— Start Provided data —
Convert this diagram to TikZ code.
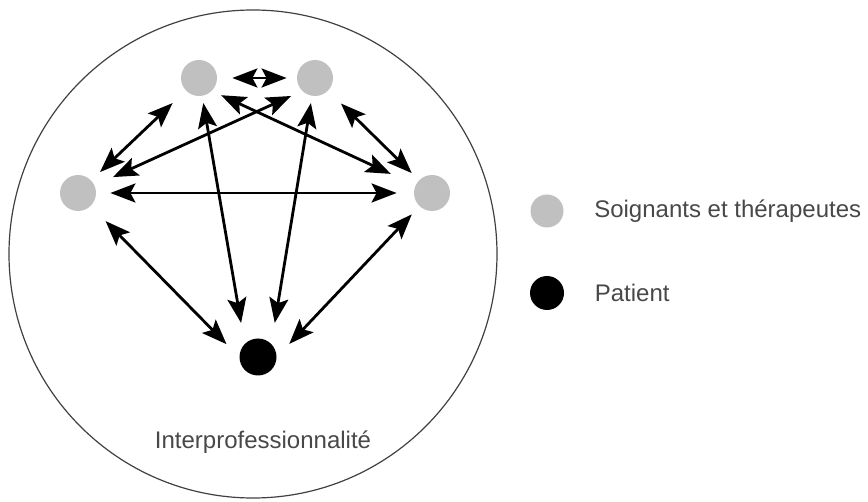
\documentclass[tikz,border=0pt]{standalone}
\usepackage{fontspec}
\setmainfont{Liberation Sans}
\usetikzlibrary{arrows.meta,positioning}
\definecolor{soignant}{RGB}{192,192,192}
\definecolor{texte}{RGB}{72,72,72}

\begin{document}
\begin{tikzpicture}[x=0.5pt, y=-0.5pt, >={Stealth[length=12.5pt,width=9.5pt,inset=2.5pt]},
  node distance=1cm and 1cm,
  pro/.style={circle, fill=soignant, minimum size=18pt, inner sep=0pt},
  pat/.style={circle, fill=black, minimum size=18.5pt, inner sep=0pt},
  lien/.style={<->, line width=1.4pt, shorten >=7pt, shorten <=7pt},
  lab/.style={text=texte, inner sep=0pt, font=\fontsize{12}{14}\selectfont}]
  \useasboundingbox (0,0) rectangle (868,502);

  % Outer circle
  \draw[line width=0.6pt, draw=black!75] (253,254) circle[radius=244];

  % Define nodes
  \node (S1) [pro] at (199,78) {};
  \node (S2) [pro] at (315,78) {};
  \node (S3) [pro] at (78,193) {};
  \node (S4) [pro] at (432,193) {};
  \node (P) [pat] at (258,357) {};
  \node (inter) [lab] at (263,442) {Interprofessionnalité};

  % Legend
  \node (legS) [pro, minimum size=16.5pt] at (547,211) {};
  \node (legP) [pat, minimum size=17pt] at (547,293) {};
  \node (txtS) [lab, right=15pt of legS] {Soignants et thérapeutes};
  \node (txtP) [lab, right=15pt of legP] {Patient};

  % Draw arrows
  \draw[lien, shorten <=7.5pt, shorten >=5pt] (S1) to (S2);
  \draw[lien, shorten <=9pt, shorten >=6pt] (S1) to (S3);
  \draw[lien, shorten <=9pt, shorten >=5pt] (S2) to (S4);
  \draw[lien, shorten <=6pt, shorten >=10pt] (S2.south west) to (S3);
  \draw[lien, shorten <=5pt, shorten >=13.5pt] (S1.south east) to (S4);
  \draw[lien, shorten <=7pt, shorten >=8.5pt] (S3) to (S4);
  \draw[lien, shorten <=3.5pt, shorten >=10.5pt] (S1) to (P.north west);
  \draw[lien, shorten <=3.5pt, shorten >=10.5pt] (S2) to (P.north east);
  \draw[lien, shorten <=10.5pt, shorten >=9pt] (S3) to (P.west);
  \draw[lien, shorten <=5.5pt, shorten >=9pt] (S4) to (P.east);
\end{tikzpicture}
\end{document}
— End Provided data —
• **Stated exercise**
Copy out all of the material exactly as written, without its pictures.

• **Task answer**
Convert this diagram to TikZ code.
\documentclass[tikz,border=0pt]{standalone}
\usepackage{fontspec}
\setmainfont{Liberation Sans}
\usetikzlibrary{arrows.meta,positioning}
\definecolor{soignant}{RGB}{192,192,192}
\definecolor{texte}{RGB}{72,72,72}

\begin{document}
\begin{tikzpicture}[x=0.5pt, y=-0.5pt, >={Stealth[length=12.5pt,width=9.5pt,inset=2.5pt]},
  node distance=1cm and 1cm,
  pro/.style={circle, fill=soignant, minimum size=18pt, inner sep=0pt},
  pat/.style={circle, fill=black, minimum size=18.5pt, inner sep=0pt},
  lien/.style={<->, line width=1.4pt, shorten >=7pt, shorten <=7pt},
  lab/.style={text=texte, inner sep=0pt, font=\fontsize{12}{14}\selectfont}]
  \useasboundingbox (0,0) rectangle (868,502);

  % Outer circle
  \draw[line width=0.6pt, draw=black!75] (253,254) circle[radius=244];

  % Define nodes
  \node (S1) [pro] at (199,78) {};
  \node (S2) [pro] at (315,78) {};
  \node (S3) [pro] at (78,193) {};
  \node (S4) [pro] at (432,193) {};
  \node (P) [pat] at (258,357) {};
  \node (inter) [lab] at (263,442) {Interprofessionnalité};

  % Legend
  \node (legS) [pro, minimum size=16.5pt] at (547,211) {};
  \node (legP) [pat, minimum size=17pt] at (547,293) {};
  \node (txtS) [lab, right=15pt of legS] {Soignants et thérapeutes};
  \node (txtP) [lab, right=15pt of legP] {Patient};

  % Draw arrows
  \draw[lien, shorten <=7.5pt, shorten >=5pt] (S1) to (S2);
  \draw[lien, shorten <=9pt, shorten >=6pt] (S1) to (S3);
  \draw[lien, shorten <=9pt, shorten >=5pt] (S2) to (S4);
  \draw[lien, shorten <=6pt, shorten >=10pt] (S2.south west) to (S3);
  \draw[lien, shorten <=5pt, shorten >=13.5pt] (S1.south east) to (S4);
  \draw[lien, shorten <=7pt, shorten >=8.5pt] (S3) to (S4);
  \draw[lien, shorten <=3.5pt, shorten >=10.5pt] (S1) to (P.north west);
  \draw[lien, shorten <=3.5pt, shorten >=10.5pt] (S2) to (P.north east);
  \draw[lien, shorten <=10.5pt, shorten >=9pt] (S3) to (P.west);
  \draw[lien, shorten <=5.5pt, shorten >=9pt] (S4) to (P.east);
\end{tikzpicture}
\end{document}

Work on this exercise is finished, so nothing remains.